During the press event, Cotillard noted that it’s very strange for her to see films like Finding Nemo, the message of which protests the idea of removing marine-life from their natural environment, only to see sales of clownfish skyrocket in the following weeks.

Audiard, who decided to use actual show-whales for the film, has a very different outlook on how the whales are mistreated in their staged environment.

“Katy Perry is the actual music of the show,” said Audiard, referring to the whale show that functions as the catalyst for Stephanie’s accident. “And the whales had to listen to Katy Perry over and over again all day. It was cruel.”
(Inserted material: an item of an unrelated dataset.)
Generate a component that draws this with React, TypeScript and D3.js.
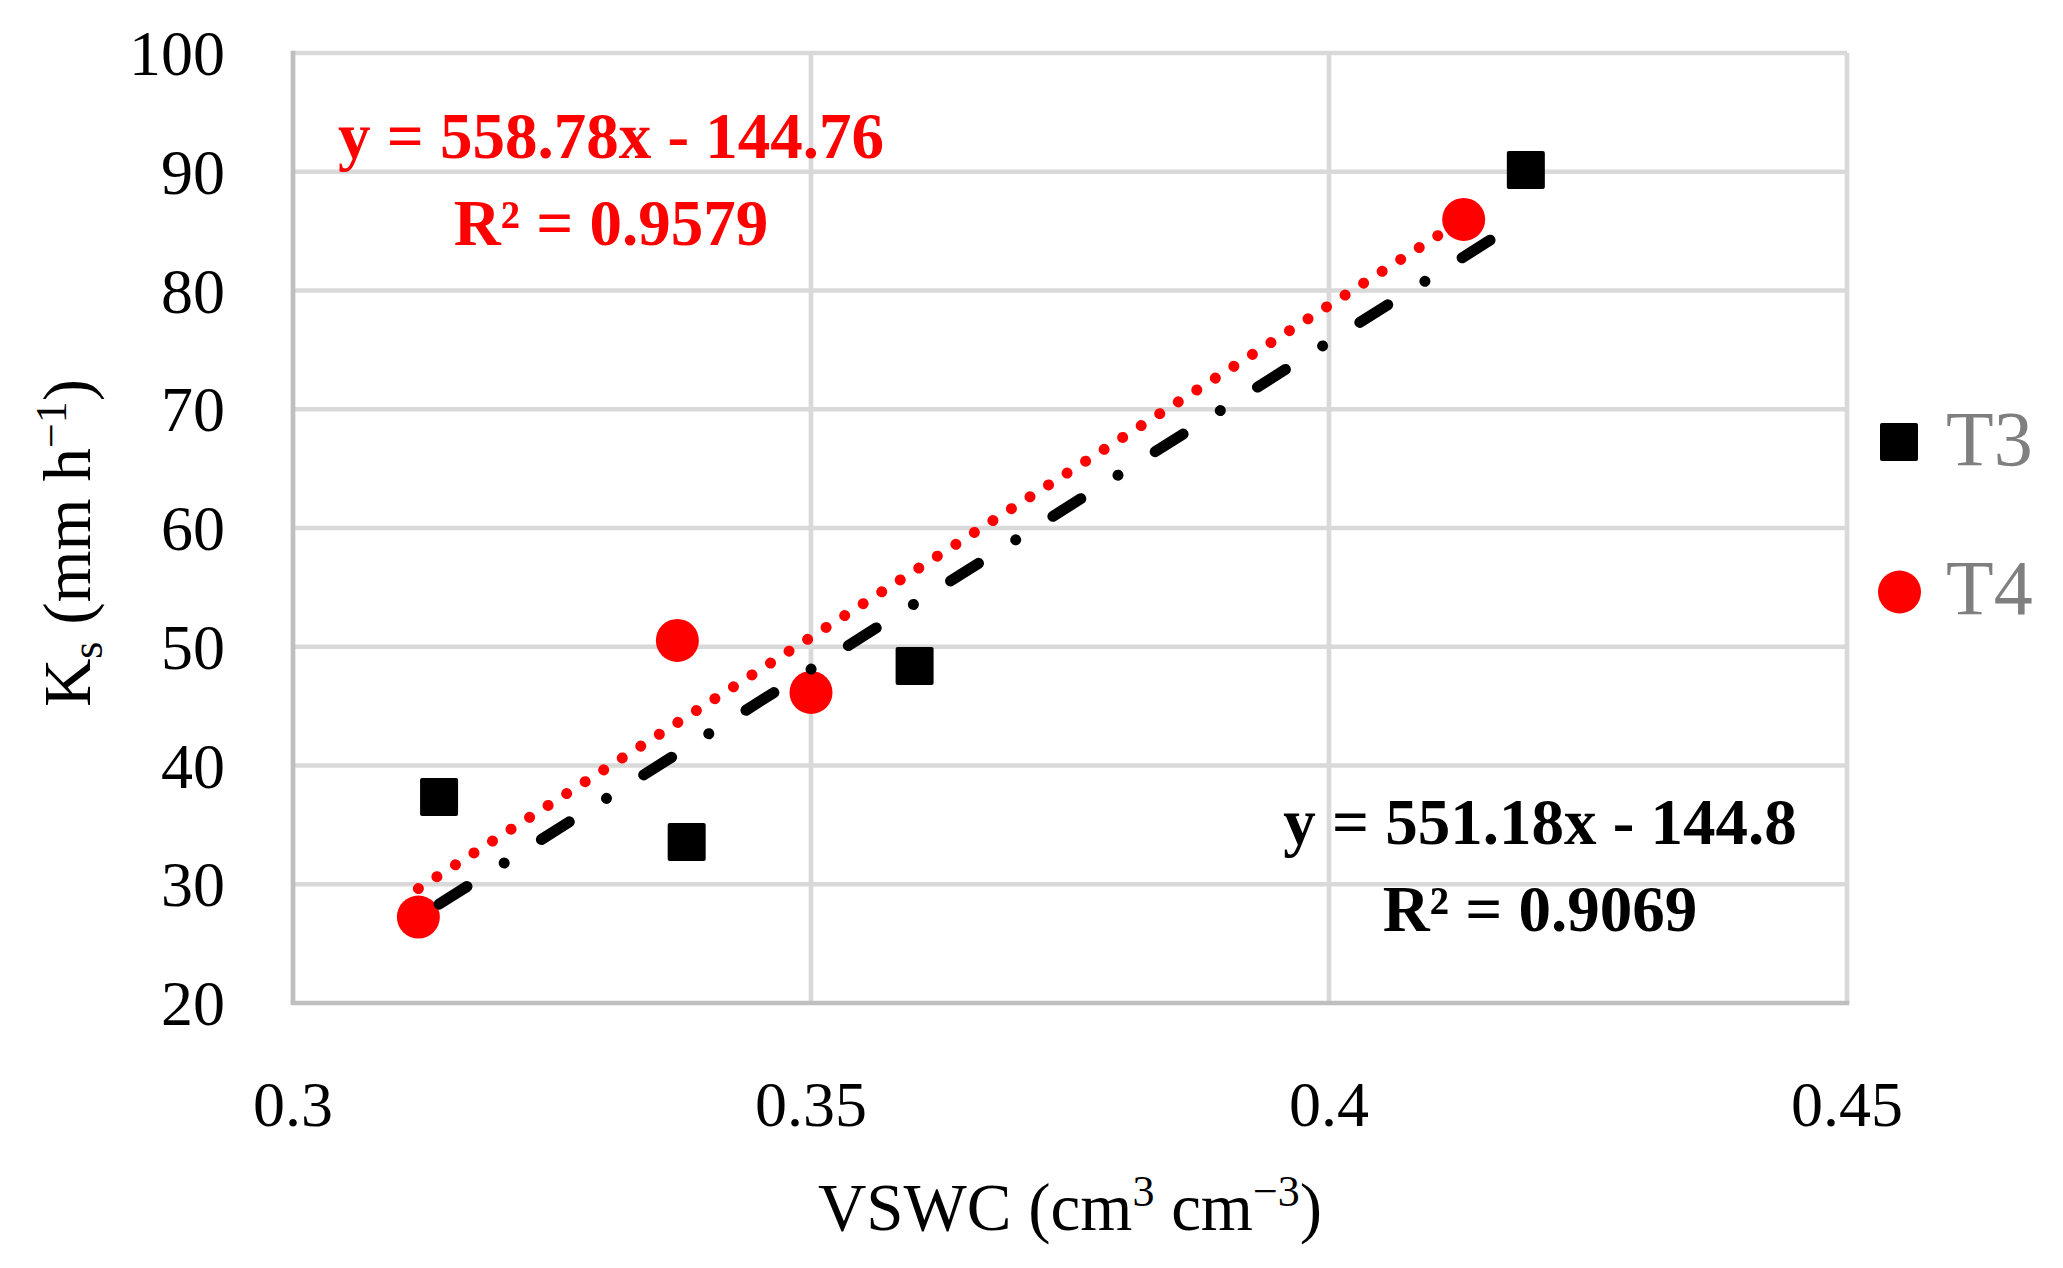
import * as d3 from "d3"
import { useRef, useEffect } from "react"

const t3Vswc = [0.3141, 0.338, 0.36, 0.419]
const t3Ks = [37.35, 33.56, 48.38, 90.15]
const t4Vswc = [0.3121, 0.3371, 0.35, 0.413]
const t4Ks = [27.24, 50.53, 46.15, 85.98]

// trendline coefficients [slope, intercept] as printed on the chart
const t3Trend = [551.18, -144.8]
const t4Trend = [558.78, -144.76]
const t3Labels = ["y = 551.18x - 144.8", "R² = 0.9069"]
const t4Labels = ["y = 558.78x - 144.76", "R² = 0.9579"]

const seriesNames = ["T3", "T4"]
const xTicks = [0.3, 0.35, 0.4, 0.45]
const xTickLabels = ["0.3", "0.35", "0.4", "0.45"]
const yTicks = [20, 30, 40, 50, 60, 70, 80, 90, 100]

const W = 2063
const H = 1268
const FONT = "'Liberation Serif', 'Times New Roman', serif"

export default function App() {
  const svgRef = useRef<SVGSVGElement>(null)

  useEffect(() => {
    if (!svgRef.current) return
    const svg = d3.select(svgRef.current)
    svg.selectAll("*").remove()

    const x = d3.scaleLinear().domain([0.3, 0.45]).range([293, 1847])
    const y = d3.scaleLinear().domain([20, 100]).range([1003, 53])

    const grid = svg.append("g")
    grid
      .selectAll("line.h")
      .data(yTicks.slice(1))
      .enter()
      .append("line")
      .attr("x1", x(0.3))
      .attr("x2", x(0.45))
      .attr("y1", (d) => y(d))
      .attr("y2", (d) => y(d))
      .attr("stroke", "#d9d9d9")
      .attr("stroke-width", 4.7)
    grid
      .selectAll("line.v")
      .data(xTicks.slice(1))
      .enter()
      .append("line")
      .attr("x1", (d) => x(d))
      .attr("x2", (d) => x(d))
      .attr("y1", y(20))
      .attr("y2", y(100))
      .attr("stroke", "#d9d9d9")
      .attr("stroke-width", 4.7)

    // axis lines
    svg
      .append("line")
      .attr("x1", x(0.3))
      .attr("x2", x(0.3))
      .attr("y1", y(100) - 2.3)
      .attr("y2", y(20))
      .attr("stroke", "#bfbfbf")
      .attr("stroke-width", 4.7)
    svg
      .append("line")
      .attr("x1", x(0.3) - 2.3)
      .attr("x2", x(0.45) + 2.3)
      .attr("y1", y(20))
      .attr("y2", y(20))
      .attr("stroke", "#bfbfbf")
      .attr("stroke-width", 4.7)

    // tick labels
    svg
      .selectAll("text.ytick")
      .data(yTicks)
      .enter()
      .append("text")
      .attr("x", 225)
      .attr("y", (d) => y(d) + 22)
      .attr("text-anchor", "end")
      .style("font-family", FONT)
      .style("font-size", "64px")
      .attr("fill", "#000")
      .text((d) => d)
    svg
      .selectAll("text.xtick")
      .data(xTicks)
      .enter()
      .append("text")
      .attr("x", (d) => x(d))
      .attr("y", 1126)
      .attr("text-anchor", "middle")
      .style("font-family", FONT)
      .style("font-size", "64px")
      .attr("fill", "#000")
      .text((d, i) => xTickLabels[i])

    // axis titles
    const xt = svg
      .append("text")
      .attr("x", (x(0.3) + x(0.45)) / 2)
      .attr("y", 1230)
      .attr("text-anchor", "middle")
      .style("font-family", FONT)
      .style("font-size", "67px")
      .attr("fill", "#000")
    xt.append("tspan").text("VSWC (cm")
    xt.append("tspan").attr("dy", -24).style("font-size", "44px").text("3")
    xt.append("tspan").attr("dy", 24).text(" cm")
    xt.append("tspan").attr("dy", -24).style("font-size", "44px").text("−3")
    xt.append("tspan").attr("dy", 24).text(")")

    const yt = svg
      .append("text")
      .attr("transform", "translate(90,543) rotate(-90)")
      .attr("text-anchor", "middle")
      .style("font-family", FONT)
      .style("font-size", "67px")
      .attr("fill", "#000")
    yt.append("tspan").text("K")
    yt.append("tspan").attr("dy", 12).style("font-size", "44px").text("s")
    yt.append("tspan").attr("dy", -12).text(" (mm h")
    yt.append("tspan").attr("dy", -24).style("font-size", "44px").text("−1")
    yt.append("tspan").attr("dy", 24).text(")")

    // markers
    const t3 = t3Vswc.map((v, i) => [v, t3Ks[i]])
    const t4 = t4Vswc.map((v, i) => [v, t4Ks[i]])
    svg
      .selectAll("rect.t3")
      .data(t3)
      .enter()
      .append("rect")
      .attr("x", (d) => x(d[0]) - 19)
      .attr("y", (d) => y(d[1]) - 19)
      .attr("width", 38)
      .attr("height", 38)
      .attr("rx", 2)
      .attr("fill", "#000")
    svg
      .selectAll("circle.t4")
      .data(t4)
      .enter()
      .append("circle")
      .attr("cx", (d) => x(d[0]))
      .attr("cy", (d) => y(d[1]))
      .attr("r", 21.5)
      .attr("fill", "#ff0000")

    // trendlines, drawn over the markers like Excel does
    const trend = (xs: number[], coef: number[]) =>
      d3.extent(xs).map((v) => [x(v as number), y(coef[0] * (v as number) + coef[1])] as [number, number])
    svg
      .append("path")
      .attr("d", d3.line()(trend(t3Vswc, t3Trend)) || "")
      .attr("fill", "none")
      .attr("stroke", "#000")
      .attr("stroke-width", 11)
      .attr("stroke-linecap", "round")
      .attr("stroke-dasharray", "33 44 0.01 44")
    svg
      .append("path")
      .attr("d", d3.line()(trend(t4Vswc, t4Trend)) || "")
      .attr("fill", "none")
      .attr("stroke", "#ff0000")
      .attr("stroke-width", 11)
      .attr("stroke-linecap", "round")
      .attr("stroke-dasharray", "0.01 22")

    // equations
    const eq = (labels: string[], cx: number, y0: number, color: string) => {
      svg
        .selectAll(null)
        .data(labels)
        .enter()
        .append("text")
        .attr("x", cx)
        .attr("y", (d, i) => y0 + i * 87)
        .attr("text-anchor", "middle")
        .style("font-family", FONT)
        .style("font-size", "65px")
        .style("font-weight", "700")
        .attr("fill", color)
        .text((d) => d)
    }
    eq(t4Labels, 611, 158, "#ff0000")
    eq(t3Labels, 1540, 844, "#000")

    // legend
    const lg = svg.append("g")
    lg.append("rect").attr("x", 1880).attr("y", 423).attr("width", 38).attr("height", 38).attr("rx", 2).attr("fill", "#000")
    lg.append("circle").attr("cx", 1899.5).attr("cy", 592).attr("r", 21.5).attr("fill", "#ff0000")
    lg.selectAll("text")
      .data(seriesNames)
      .enter()
      .append("text")
      .attr("x", 1946)
      .attr("y", (d, i) => 465 + i * 149)
      .style("font-family", FONT)
      .style("font-size", "78px")
      .attr("fill", "#7f7f7f")
      .text((d) => d)
  }, [])

  return (
    <svg
      ref={svgRef}
      width={W}
      height={H}
      viewBox={`0 0 ${W} ${H}`}
      style={{ position: "absolute", left: 0, top: 0, background: "#fff" }}
    ></svg>
  )
}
Fans of the original Rust and Bone short story will be hard-pressed to find Cotillard’s character, mainly because she doesn’t make an appearance in the film’s ink and paper twin. “What came first was the desire to tell a love story,” said Audiard. “It was only after that I read the short story; we piled the desire to tell a love story on top of it.”

Being an avid lover of the ocean, Cotillard’s character discovers a yearning to return to the water after her accident. This gave the production the legitimate challenge of making Cotillard really seem legless, even in a watery environment.

Although trying to swim without using her legs proved to be a very technical process, it wasn’t what halted filming.

The problem had more to do with the post-production lackeys and how Audiard’s would handle the filming, not how Cotillard inhabited the character. “The fact that I have legs never got in the way, said Cotillard. “I wore green socks and they took my legs away.”

The movie-magic aspect of removing her legs wasn’t what posed a challenge, it was filming the scene and keeping Cotillard in the water for long periods of time that gave the production crew their biggest problem.

“The water was freezing. It was November. A jellyfish bit me and the camera wasn’t working. So I stayed in the water with the jellyfish. It burned! I did not let anyone pee on me.”

Although Marion Cotillard doesn’t typically discuss her family life, she did reveal that she brought her newborn son to film with her in order to remain close. Marcel doesn’t make a cameo appearance in the film, and it’s probably for the best since Rust and Bone tackles how family ties are stretched, or even broken.

“The hardest moment is when he [Alain] beats his child. It was very hard,” said Audiard. “The child started crying, because he had developed a relationship with Matthias.”

Rust and Bone explores virtually every type of relationship that a person can experience, and how different people react when tragedy is thrust upon them. More than anything, it highlights the need to protect, the will to provide for, and the desire to love people that we consider family. It’s not a feel-good film by any stretch, but it is a feel-something film.

Rust and Bone will hit American theaters later this month and will continue to add screens through the end of the year.

Will you be seeing Marion Cotillard in Rust In Bone?